Clathrate sind Materialien, die aus winzigen Atom-Käfigen bestehen. Sie haben bemerkenswerte
thermoelektrische Eigenschaften, die maßgeblich vom Schwingungsverhalten der Atome beeinflusst werden.
Wien (tu) - Materialien, die elektrischen Strom leiten, sind normalerweise auch gute Wärmeleiter. In
der Materialwissenschaft sucht man allerdings nach Festkörpern, die zwar gute elektrische Leiter sind, Wärme
hingegen nur sehr schlecht transportieren. Damit könnte man effizientere thermoelektrische Zellen bauen, die
Wärme in elektrischen Strom umwandeln. Vielversprechende Kandidaten dafür sind die sogenannten „Clathrat“–Kristalle,
die aus winzigen Käfigen bestehen, in denen jeweils ein Atom eingeschlossen ist. Ein Forschungsprojekt der
TU Wien, gemeinsam mit den Universitäten Lyon, Stuttgart und dem europäischen Synchrotron in Grenoble
liefert nun Erklärungen für die niedrige thermische Leitfähigkeit in Clathraten - eine der erstaunlichsten
Eigenschaften dieser Materialien. Schuld ist das ungewöhnliche Schwingungsverhalten der in den Käfigen
eingeschlossenen Atome. Ihre Schwingungen breiten sich nicht über den ganzen Kristall aus, sondern sind an
einem Ort lokalisiert.
Rückgewinnung von Strom aus Wärme
Verbindet man ein heißes und ein kaltes Objekt mit zwei verschiedenen Materialien, dann kann elektrische
Spannung entstehen. Damit kann man beispielsweise aus der Abwärme von Maschinen wertvolle elektrische Energie
zurückgewinnen. Voraussetzung dafür sind aber Materialien, die den elektrischen Strom gut leiten und
gleichzeitig schlechte Wärmeleiter sind, denn bei guter Wärmeleitung würden sich die beiden Temperaturen
rasch angleichen und der Effekt käme zum Erliegen.

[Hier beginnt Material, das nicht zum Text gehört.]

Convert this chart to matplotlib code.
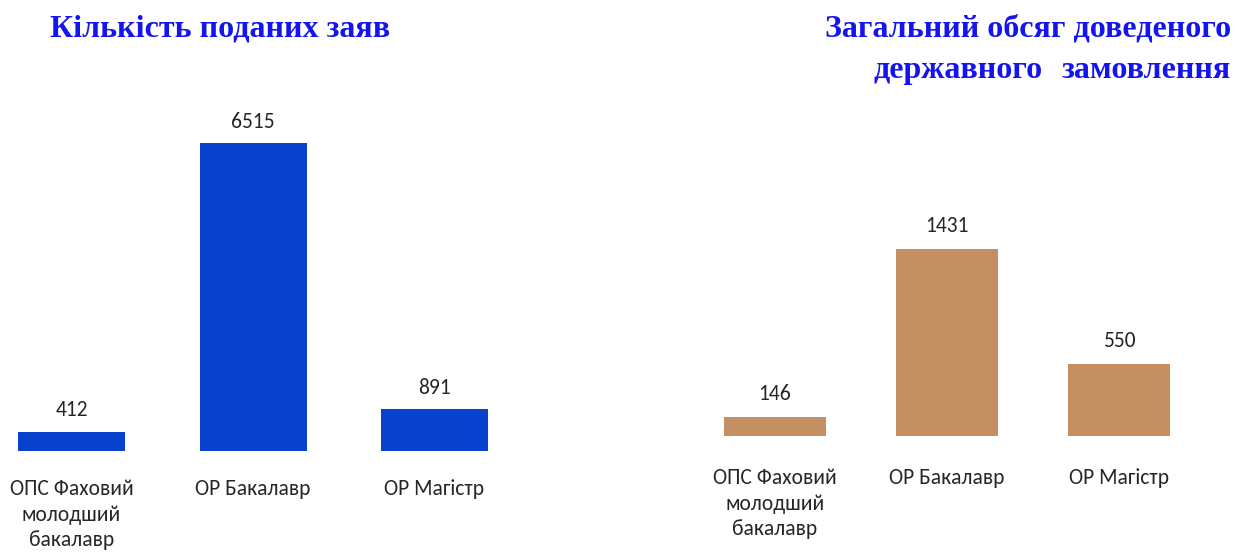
import matplotlib
matplotlib.use("Agg")
import matplotlib.pyplot as plt

# ---- data ----
categories = ["ОПС Фаховий\nмолодший\nбакалавр", "ОР Бакалавр", "ОР Магістр"]
applications = [412, 6515, 891]
state_order = [146, 1431, 550]
title_left = "Кількість поданих заяв"
title_right_1 = "Загальний обсяг доведеного"
title_right_2a = "державного"
title_right_2b = "замовлення"

BLUE = "#0841CC"
TAN = "#C48F63"
TITLE_BLUE = "#1414EE"
TEXT = "#262626"

W, H = 1239, 552
fig = plt.figure(figsize=(W / 100, H / 100), dpi=100)

label_font = ["Carlito", "DejaVu Sans"]
title_font = ["Liberation Serif", "DejaVu Serif"]
LF = dict(family=label_font)
FS = 15.5


def make_axes(px_left, px_right, px_base, px_top, center0, spacing, vmax, vmax_px):
    ax = fig.add_axes([px_left / W, (H - px_base) / H,
                       (px_right - px_left) / W, (px_base - px_top) / H])
    ax.set_xlim((px_left - center0) / spacing, (px_right - center0) / spacing)
    ax.set_ylim(0, vmax * (px_base - px_top) / vmax_px)
    for s in ax.spines.values():
        s.set_visible(False)
    ax.set_yticks([])
    ax.patch.set_alpha(0)
    return ax


def draw(ax, values, color, width, pad, label_offset):
    x = list(range(len(values)))
    ax.bar(x, values, width=width, color=color, linewidth=0)
    for xi, v in zip(x, values):
        ax.annotate(str(v), (xi, v), xytext=(0, label_offset), textcoords="offset points",
                    ha="center", va="baseline", fontsize=FS, color=TEXT, **LF)
    ax.set_xticks(x)
    ax.set_xticklabels(categories, fontsize=FS, color=TEXT, linespacing=1.36, **LF)
    ax.tick_params(axis="x", length=0, pad=pad)


ax1 = make_axes(0, 620, 451, 100, 71.5, 181.5, applications[1], 308)
draw(ax1, applications, BLUE, 107 / 181.5, 20, 11)

ax2 = make_axes(640, 1239, 436, 100, 775, 172, state_order[1], 187)
draw(ax2, state_order, TAN, 102 / 172, 23, 12.5)

fig.text(50 / W, (H - 37) / H, title_left, fontsize=23, fontweight="bold",
         color=TITLE_BLUE, family=title_font, ha="left", va="baseline")
fig.text(1231 / W, (H - 37) / H, title_right_1, fontsize=23, fontweight="bold",
         color=TITLE_BLUE, family=title_font, ha="right", va="baseline")
fig.text(873 / W, (H - 78) / H, title_right_2a, fontsize=23, fontweight="bold",
         color=TITLE_BLUE, family=title_font, ha="left", va="baseline")
fig.text(1231 / W, (H - 78) / H, title_right_2b, fontsize=23, fontweight="bold",
         color=TITLE_BLUE, family=title_font, ha="right", va="baseline")

fig.savefig("out.png", dpi=100, facecolor="white")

Aus diesem Grund untersucht man in der Materialwissenschaft seit einiger Zeit mit großem Interesse schwach
wärmeleitende Einschlussverbindungen, zum Beispiel Siliziumstrukturen, in denen einzelne Barium-Atome eingesperrt
sind.
„Wärme kann sich in solchen Materialien über kollektive Schwingungen der Atome fortbewegen – ähnlich
wie Schallwellen“, erklärt Holger Euchner vom Institut für Werkstoffwissenschaft und Werkstofftechnologie
der TU Wien. Diese Atom-Schwingungen nennt man Phononen. Sie können unterschiedliche Wellenlängen haben
und unterschiedlichste Schwingungscharakteristika aufweisen. So können in einem Kristall etwa benachbarte
Atome gemeinsam miteinander oder jeweils entegegengesetzt schwingen.
Lokalisierung von Schwingungen
Lange dachte man, die geringe Wärmeleitfähigkeit von Clathraten ließe sich dadurch erklären,
dass die Phononen-Schwingungen gestreut werden - ähnlich wie ein Lichtstrahl, der sich an einer Verunreinigung
der Fensterscheibe bricht - und durch diese Streuung abklingen. Doch die Messergebnisse gaben ein anderes Bild:
„Die Phononen werden kaum gestreut, ihre Lebensdauer ist deutlich länger als man erwartet hätte“, sagt
Holger Euchner. „Wenn man allerdings Phononen mit immer größerer Frequenz betrachtet, stellt man fest,
dass sie ihren Charakter von kollektiven zu lokalisierten Schwingungen ändern.“
Nicht alle Atome sind nämlich im gleichen Maß an den Schwingungen beteiligt.Bei kollektiven Anregungen
sind beinahe alle Atome in Bewegung, bei lokalisierten Phononen hingegen schwingen die meisten Atome praktisch
gar nicht, andere jedoch sehr stark.
Wenn Atome ganz einsam schwingen, ohne dass die Nachbarn mitmachen, dann können lokalisierte Phononen entstehen,
die sich dann kaum über große Entfernungen ausbreiten können. Genau das passiert mit den Atomen
in den Clathrat-Käfigen und somit wird die Wärmeleitung des Materials gehemmt.
Internationale Zusammenarbeit
Die Forschungsarbeit war eine Kooperation mehrerer Forschungsgruppen. Die Röntgenstreuexperimente wurden
in Grenoble durchgeführt, Holger Euchner und Silke Bühler-Paschen (Institut für Festkörperphysik)
steuerten Computersimulationen, Datenanalyse und Interpretation bei.